An Overview of Gloeocapsa Magma
Simply put, Gloeocapsa magma is pervasive and prevalent type of blue-green algae that invades asphalt shingles, eventually causing them to discolor. To protect itself from the sun’s ultraviolet rays, gloeocapsa magma forms a dark protective outer coating and the in the process, creates the ugly dark streaks on your roof.
Ideal Conditions for Gloeocapsa Magma Growth
Similar to other alga, gloeocapsa magma thrives in a moisture-rich and shaded environment. Typically, the alga first attacks the side of a roof that receives the least amount of sunlight due to either heavy tree coverage or geography. In the US, for instance, the north-facing side tends to receive less sunlight throughout the year compared to the south-facing side. Still, it typically takes two or more months for the ugly black streaks to become visible to the naked eye. On the nutrition front, the calcium carbonate contained in asphalt shingles provides the algae with the nutrients it requires.
How Gloeocapsa Magma Spreads
At this point, it is important to note that gloeocapsa magma is airborne algae, meaning its spores travel from one point to another through the air. Because of this, only a few spores of gloeocapsa magma can eventually damage many roofs in a single neighborhood. Besides the wind, people and animals can also spread these spores.
The Role of Weather in Algae Growth on Asphalt Shingles
In general, humid, warm, and coastal climates tend to create the ideal environments for the growth of gloeocapsa magma on shingles. However, with cheaper shingles becoming increasingly popular across the US, black streaks on roofs are now a common problem in virtually every part of the US, even in the northeast and Midwest states, which typically experience cold winter seasons and hot, humid summers. As previously mentioned, an algae invasion typically begins on the side of a house that receives the least amount of sunlight. This is because shaded areas generally retain more moisture, creating ideal environments for algae growth. Some of the other factors that can create a damp surface that encourages algae growth include overhanging trees and gutters that drain directly onto a roof.

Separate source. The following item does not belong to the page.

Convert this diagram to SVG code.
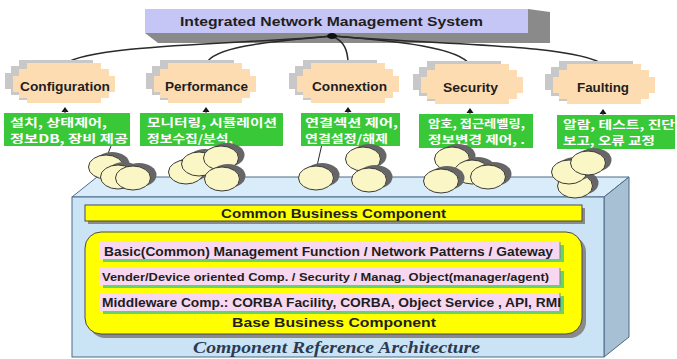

Harmful Effects of Gloeocapsa magma
Gloeocapsa magma is not dangerous or harmful in itself. However, over time, it may damage your roofing shingles in several ways. For starters, it can cause the protective ultraviolet granules that cover your roofing shingles to come off. Secondly, by retaining excess moisture, the algae may cause your roof shingles to age prematurely. Thirdly, gloeocapsa magma can combine with airborne fungus, leading to the formation of lichen, which usually feeds on shingle filler. Moreover, unlike algae, lichen tends to develop roots, which not only make it harder to remove, but can also cause additional damage to your roof.
Gloeocapsa magma is a type of roof algae that mainly attacks asphalt shingles, leading to the formation of ugly dark spots or streaks. Typically, gloeocapsa magma prefers humid, warm, and coastal climates. However, the increasing use of calcium carbonate in roofing materials is driving the spread of the alga to areas that do not necessarily experience these climatic conditions.